You’d think they’d capitalize on that. Especially where you have Chevy,com redirecting to Chevrolet.com
I can read all these just fine (shrug)
12 lgwats is a lot of lgwats.
1.21 Jigawatts! Great Scott!
Just enough to get to Hill Valley.. Its the license plate on my EV as well 🙂
Any Nissan that is an SL and AWD makes me think of cole slaw…
“Kenosha Kar Krafters”
Oof…
Indeed, I always cringed when I saw that turbocharger manufacturer in Germany called KKK.
Reminds me of the appetite suppressant candy from the 70s and early 80s called AYDs.
Or KTM bikes with WP suspension, up until very recently named White Power
Whenever I see a white Dodge/Ram Power Wagon, I hope the owner never put that much thought into it.
Yeah, likewise here, I’ve had to deal with that when ordering parts for my vintage German cars, ugh; and sometimes when I’m ordering wheel bearings for these cars I’ll find that the wheel bearings come from “Fischer’s Automatische Gussstahlkugelfabrik.” Good grief.
Current events suggest that the connotation may not be negative, in the eyes of the locality.
Sorry, but you’re wrong, it is Mister Two.
Indeed, it’s always Exrati to me as well.
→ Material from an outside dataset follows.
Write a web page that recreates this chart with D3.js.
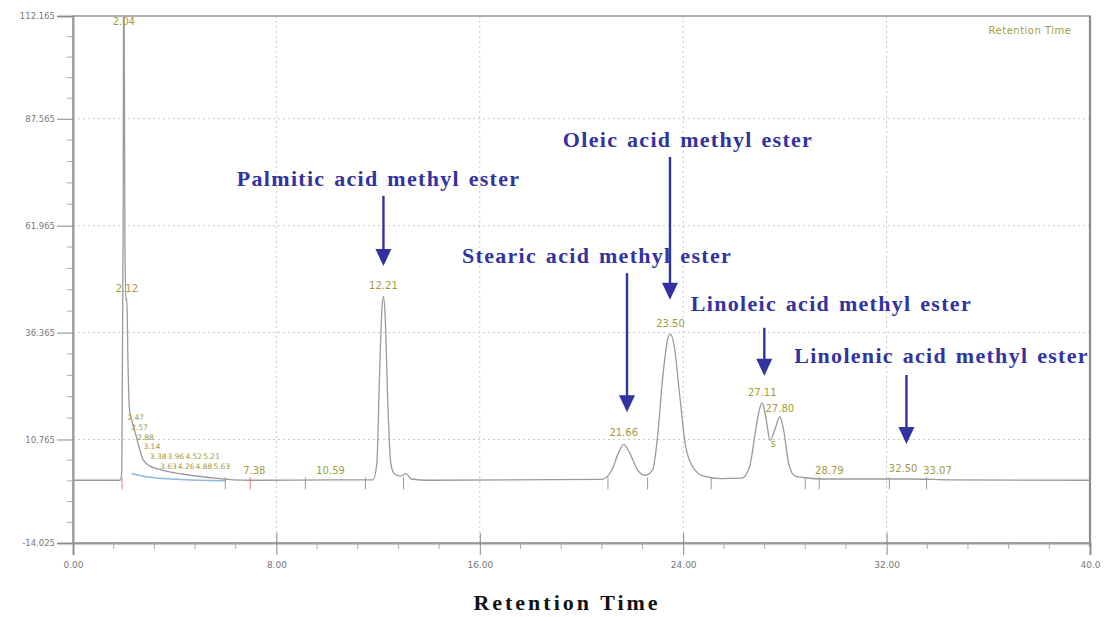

I always thought Ford was going to 1337 speak decades early: XR Fourty
In french MR2 is pronounced emm air de (as in coupe ‘de’ ville). Those three sounds together spell out merde. A straight translation for “excrement”. I don’t think it sold well in France!
Someone in my old neighborhood had one with the license plate RU MRS2. Guess it never hurts to ask.